Two treadmilling models for actin turnover in lamellipodia. Left, treadmilling of individual filaments suggests that each actin filament in the actin network simultaneously assembles subunits at its barbed end and releases subunits from the pointed end, thus continuously reproducing itself by treadmilling mechanism. Treadmilling of individual filaments collectively results in the treadmilling of the lamellipodial network. Right, treadmilling of the dendritic array suggests frequent formation of new filaments by de novo nucleation, which occurs within the narrow zone at the leading edge, the actin brush. Newborn filaments become immediately incorporated into the actin array as branches of pre-existing filaments. Within the actin brush, filaments are protected from depolymerization at pointed ends. Nucleation, cross-linking, and pointed end capping are proposed to be mediated by the Arp2/3 complex. Many barbed ends are predicted to be capped to prevent exponential increase in filament mass. Release of the Arp2/3 complex from Y-junctions behind the actin brush, followed by ADF/cofilin-mediated dissociation of actin subunits from pointed ends, may be a major pathway for actin array disassembly.
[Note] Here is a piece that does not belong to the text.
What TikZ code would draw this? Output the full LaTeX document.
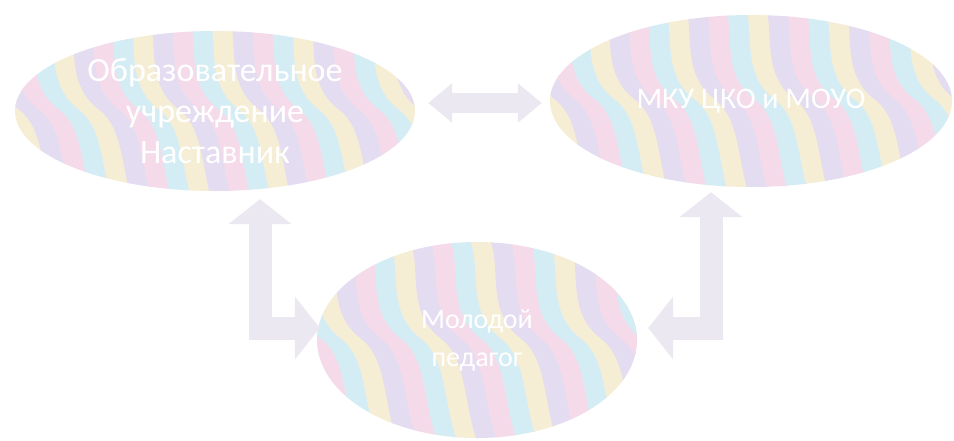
\documentclass[tikz,border=0pt]{standalone}
\usepackage{fontspec}
\setmainfont{Carlito}
\usetikzlibrary{shapes.geometric,arrows.meta,calc}
\definecolor{stpink}{HTML}{F5DAEA}
\definecolor{stcyan}{HTML}{D4EDF4}
\definecolor{styel}{HTML}{F6EED4}
\definecolor{stlav}{HTML}{E4DCF0}
\definecolor{arrowcol}{HTML}{ECE8F2}
\begin{document}
\begin{tikzpicture}[x=1pt,y=-1pt,
  stripes/.style={path picture={
    \coordinate (ppc) at (path picture bounding box.center);
    \foreach \i in {-17,...,17}{
      \pgfmathtruncatemacro\c{mod(\i+100,4)}
      \ifcase\c \def\col{stpink}\or \def\col{stcyan}\or \def\col{styel}\or \def\col{stlav}\fi
      \draw[line width=21pt,draw=\col]
        ($(ppc)+(\i*20-60,-130)$) .. controls ($(ppc)+(\i*20-10,-100)$) and ($(ppc)+(\i*20-50,-40)$) .. ($(ppc)+(\i*20-10,-10)$)
        .. controls ($(ppc)+(\i*20+30,20)$) and ($(ppc)+(\i*20+10,90)$) .. ($(ppc)+(\i*20+50,130)$);
    }}},
  ell/.style={ellipse, stripes, inner sep=0pt, text=white, align=center},
  bigarrow/.style={line width=23pt, draw=arrowcol, line join=miter,
    {Triangle[width=62pt,length=25pt]}-{Triangle[width=62pt,length=25pt]}},
  smallarrow/.style={line width=20pt, draw=arrowcol,
    {Triangle[width=38pt,length=24pt]}-{Triangle[width=38pt,length=24pt]}}
]
\useasboundingbox (0,0) rectangle (954,440);
\fill[white] (0,0) rectangle (954,440);

\node[ell, minimum width=400pt, minimum height=160pt,
      font=\fontsize{34}{41}\selectfont] (A) at (215,111)
  {Образовательное\\учреждение\\Наставник};
\node[ell, minimum width=402pt, minimum height=172pt,
      font=\fontsize{30}{36}\selectfont] (B) at (751,101)
  {МКУ ЦКО и МОУО};
\node[ell, minimum width=320pt, minimum height=196pt,
      font=\fontsize{28}{38}\selectfont] (C) at (477,340)
  {Молодой\\педагог};

\draw[smallarrow] ([shift={(13,-8)}]A.east) -- ([shift={(-8,2)}]B.west);
\draw[bigarrow] ([shift={(45,8)}]A.south) |- ([shift={(3,-12)}]C.west);
\draw[bigarrow] ([shift={(-40,5)}]B.south) |- ([shift={(11,-12)}]C.east);
\end{tikzpicture}
\end{document}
By this model, an individual filament in the dendritic array does not treadmill, but rather first grows at the barbed end and later shrinks at the pointed end. However, the actin filament array as a whole treadmills, reproducing itself at the cell front and dismantling itself at the lamellipodial rear. Growing barbed ends are shaded in gray.